Die kleine Ich-bin-ich
Falter 08/2022
Nach den YouTubern Michael Buchinger und Dr. Bohl ist es erwartungsgemäß auch der TikTokerin Toxische Pommes gelungen, die Kabarettsäle auf Anhieb zu füllen. Ausverkaufter geht nicht. Die Fans der Internet-Stars heißen nicht umsonst Follower.
In ihrem trotz berechtigtem Bammel vor ihrem allerersten Bühnenauftritt im Mai beeindruckend cool präsentierten Solodebüt „Ketchup, Mayo und Ajvar“ legt die Juristin mit dem genauen Gespür für Anmaßungen und Abwertungen den Fokus auf ihren persönlichen Migrationshintergrund. Die drei Pommes-Saucen ergeben nicht zufällig ein etwas schmieriges Rot-Weiß-Rot mit kräftigem balkanischen Beigeschmack.

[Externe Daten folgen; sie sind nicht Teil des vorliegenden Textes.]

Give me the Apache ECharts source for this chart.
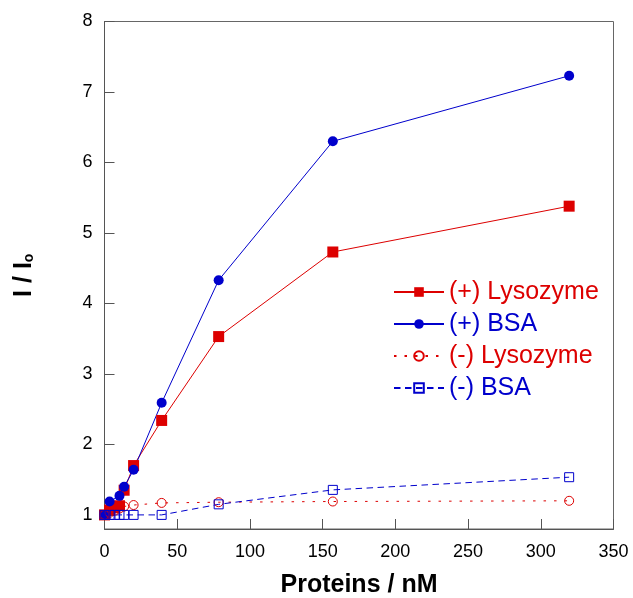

Mit scharfsinnigem Humor zerlegt die ewige Außenseiterin ihre Lebensgeschichte in der Fremde in Phasen der kindlichen Naivität, der Scham und des Neids, des traurigen Rückzugs und des trotzigen Aufbegehrens, der bedingungslosen Assimilation und des radikalen Nationalstolzes. Es ist ein steiniger Weg mit vielen Verirrungen, Verletzungen und traumatischen Erlebnissen– Schulskikurse (!) – zu einer inzwischen zumindest halbwegs gefestigten Identität. Da man in jedem der von ihr verhandelten Abschnitte einer charakteristischen Integrationskarriere auch steckenbleiben kann, dienen ihre symptomatischen Schilderungen der „sieben Sünden des Ausländers“ auch als satirischer Spiegel der vielschichtigen Ex-Yu-Community in Österreich.

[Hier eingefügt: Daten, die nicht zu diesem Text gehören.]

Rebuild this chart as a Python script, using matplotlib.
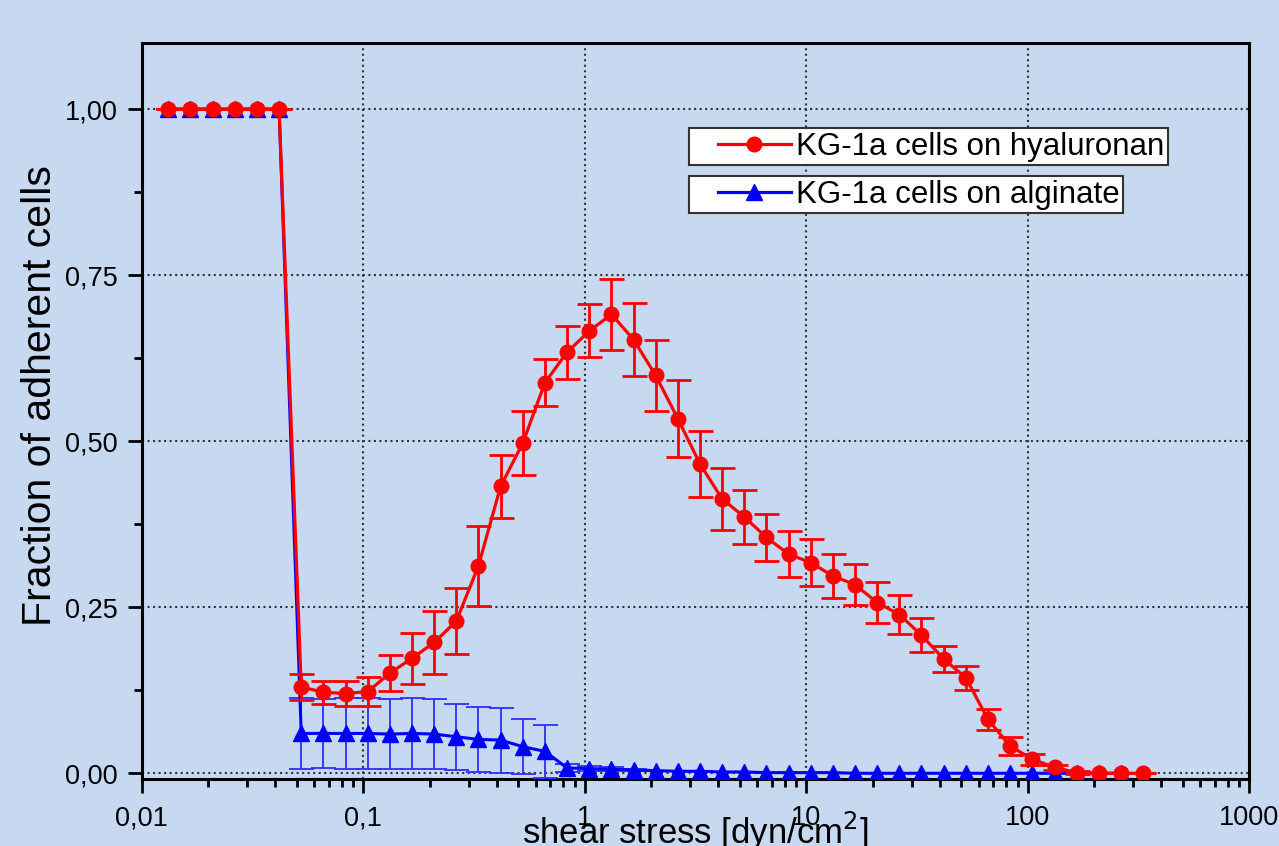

Dass das vermutlich nicht wirklich als Kabarettprogramm durchgehen würde, war ihr von Anfang an bewusst – und daher auch nie das Ziel. Gelungen ist ihr dafür eine hintergründige Verflechtung authentischer Anekdoten zu einer sympathisch unaufgeregten, clever und subtil pointierten Coming-of-age-Erzählung. Und das in Form einer zumindest bei der Uraufführung vom Setting her noch sehr an eine Lesung erinnernde Rezitation, die dank des auf Kabarettbühnen doch eher selten gepflogenen Imperfekts eine stylische Note erhält.